Cuts of Fish
Here we will discuss some of the culinary names on the different cuts of fish that will be available to you from the team at Atlantis of Kilmore Quay.
I feel that people are often nervous to walk into a fishmongers and ask questions, because they feel that they might sound silly, or perhaps they are overwhelmed by the appearance or the sheer variety of fish available.
Never worry, they have the knowledge and experience and only love to talk all things fish, make recommendations and offer advice, so don’t be afraid to ask the questions.
It’s no different than going to the butcher and asking for different cuts of meat, different price ranges, etc. I know, as I’ve asked many a question over the years and still do, it’s the only way to learn, and im great believer in learning something new every day!
Cuts of Fish & Culinary Terms:
Fillet: This refers to the flesh of the fish, removed completely from the skeletal structure in a long flat piece, there should be no bones in this piece of fish.

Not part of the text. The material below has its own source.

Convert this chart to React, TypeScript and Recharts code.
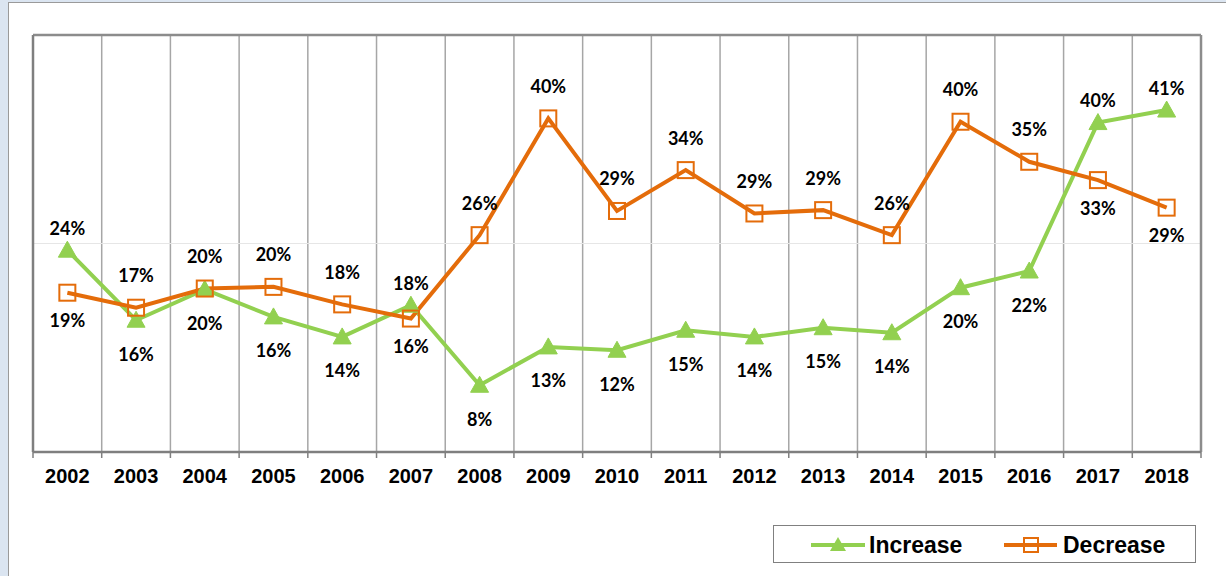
import React from 'react';
import { LineChart, Line, XAxis, YAxis, ReferenceLine } from 'recharts';

const years = ['2002', '2003', '2004', '2005', '2006', '2007', '2008', '2009', '2010', '2011', '2012', '2013', '2014', '2015', '2016', '2017', '2018'];
const increase = [24.2, 15.8, 19.5, 16.2, 13.8, 17.6, 8.0, 12.6, 12.2, 14.6, 13.8, 14.9, 14.3, 19.7, 21.7, 39.5, 41.0];
const decrease = [19.1, 17.3, 19.6, 19.8, 17.7, 16.0, 26.0, 40.0, 28.9, 33.8, 28.6, 29.0, 26.0, 39.6, 34.8, 32.6, 29.3];

const GREEN = '#92d050';
const ORANGE = '#e46c0a';

const data = years.map((y, i) => ({ idx: i, year: y, inc: increase[i], dec: decrease[i] }));
const centerTicks = years.map((_, i) => i);
const boundaryTicks = [...years.map((_, i) => i - 0.5), years.length - 0.5];
const innerBoundaries = boundaryTicks.slice(1, -1);

const Triangle = (props: any) => {
  const { cx, cy } = props;
  if (cx == null || cy == null) return null;
  return <path d={`M${cx},${cy - 9} L${cx + 9},${cy + 7} L${cx - 9},${cy + 7} Z`} fill={GREEN} stroke={GREEN} strokeWidth={1} />;
};

const Square = (props: any) => {
  const { cx, cy } = props;
  if (cx == null || cy == null) return null;
  return <rect x={cx - 8} y={cy - 8} width={16} height={16} fill="none" stroke={ORANGE} strokeWidth={2} />;
};

const makeLabel = (series: 'inc' | 'dec') => (props: any) => {
  const { x, y, index, value } = props;
  if (x == null || y == null) return null;
  const a = increase[index];
  const b = decrease[index];
  const above = series === 'inc' ? a > b : b >= a;
  const off = above ? (series === 'inc' ? 22 : 32) : (series === 'inc' ? 34 : 28);
  const cyText = above ? y - off : y + off;
  return (
    <text x={x} y={cyText + 6.5} textAnchor="middle" fontFamily="Lato, 'Open Sans', sans-serif" fontWeight={700} fontSize={18} fill="#000">
      {Math.round(value)}%
    </text>
  );
};

const EmptyTick = () => <g />;

const LegendBox = () => (
  <div style={{ position: 'absolute', left: 773, top: 525, width: 423, height: 38, border: '1px solid #808080', background: '#fff', boxSizing: 'border-box' }}>
    <svg width={421} height={36} style={{ position: 'absolute', left: 0, top: 0 }}>
      <line x1={37} y1={19} x2={91} y2={19} stroke={GREEN} strokeWidth={4} />
      <path d="M64,11 L72,25 L56,25 Z" fill={GREEN} />
      <line x1={230} y1={19} x2={283} y2={19} stroke={ORANGE} strokeWidth={4} />
      <rect x={250} y={12} width={14} height={14} fill="none" stroke={ORANGE} strokeWidth={2} />
      <text x={95} y={27} fontFamily="'Liberation Sans', Arial, sans-serif" fontWeight={700} fontSize={23} fill="#000">Increase</text>
      <text x={289} y={27} fontFamily="'Liberation Sans', Arial, sans-serif" fontWeight={700} fontSize={23} fill="#000">Decrease</text>
    </svg>
  </div>
);

export default function App() {
  return (
    <div style={{ position: 'fixed', left: 0, top: 0, width: 1226, height: 576, background: '#dbe5f1', overflow: 'hidden' }}>
      <div style={{ position: 'absolute', left: 8, top: 2, width: 1260, height: 620, background: '#fff', borderLeft: '1px solid #9a9a9a', borderTop: '1px solid #9a9a9a' }} />
      <div style={{ position: 'absolute', left: 0, top: 0 }}>
        <LineChart width={1226} height={576} data={data} margin={{ top: 35, right: 25, left: 33, bottom: 94 }}>
          <XAxis xAxisId="grid" type="number" dataKey="idx" domain={[-0.5, 16.5]} ticks={boundaryTicks} tick={<EmptyTick />} height={1} tickSize={6} tickLine={{ stroke: '#7f7f7f', strokeWidth: 1.5 }} axisLine={{ stroke: '#7f7f7f', strokeWidth: 2.5 }} allowDecimals interval={0} />
          <XAxis xAxisId="main" type="number" dataKey="idx" domain={[-0.5, 16.5]} ticks={centerTicks} interval={0} tickFormatter={(v: number) => years[v]} height={29} tickLine={false} tickSize={6} tickMargin={10} axisLine={false} tick={{ fontFamily: "'Liberation Sans', Arial, sans-serif", fontWeight: 700, fontSize: 20, fill: '#000' }} />
          <YAxis type="number" domain={[0, 50]} ticks={[0, 25, 50]} hide width={0} />
          {innerBoundaries.map((b) => (
            <ReferenceLine key={b} xAxisId="main" x={b} stroke="#a6a6a6" strokeWidth={1.5} />
          ))}
          <ReferenceLine xAxisId="main" y={25} stroke="#e6e6e6" strokeWidth={1} />
          <ReferenceLine xAxisId="main" y={50} stroke="#8c8c8c" strokeWidth={2.5} />
          <ReferenceLine xAxisId="main" x={-0.5} stroke="#7f7f7f" strokeWidth={2.5} />
          <ReferenceLine xAxisId="main" x={16.5} stroke="#8c8c8c" strokeWidth={2.5} />
          <Line xAxisId="main" type="linear" dataKey="inc" stroke={GREEN} strokeWidth={4} dot={<Triangle />} activeDot={false} isAnimationActive={false} label={makeLabel('inc')} />
          <Line xAxisId="main" type="linear" dataKey="dec" stroke={ORANGE} strokeWidth={4} dot={<Square />} activeDot={false} isAnimationActive={false} label={makeLabel('dec')} />
        </LineChart>
      </div>
      <LegendBox />
    </div>
  );
}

Délice: This is a fanciful name synonymous with fillet, although the term is frequently used to describe a fillet that is folded in three.
Paupiette: A small fillet of flat fish such a sole, stuffed and rolled up from tail end to head and poached.
Supreme: A slice of fish cut from a fillet at a slant, from a large round or flat fish such as salmon, cod, turbot or brill.
Médallions: This is a cut in the same way as a supreme but a little more on the slant and trimmed carefully into a neat oval or round shape.
Goujons: These are approximately 8cm long strips cut from a bigger piece of fillet, suitable for deep frying or shallow frying.
Steak: This is a section of fish cut across and through the bone of a large whole round fish such as cod or salmon.
Tronçon: This is a section of fish, cut on the bone from a large flat fish such as turbot, brill or halibut.
Butterfly: A butterfly is a cut where the fish is filleted on both sides but kept connected by the flesh or skin on the topside.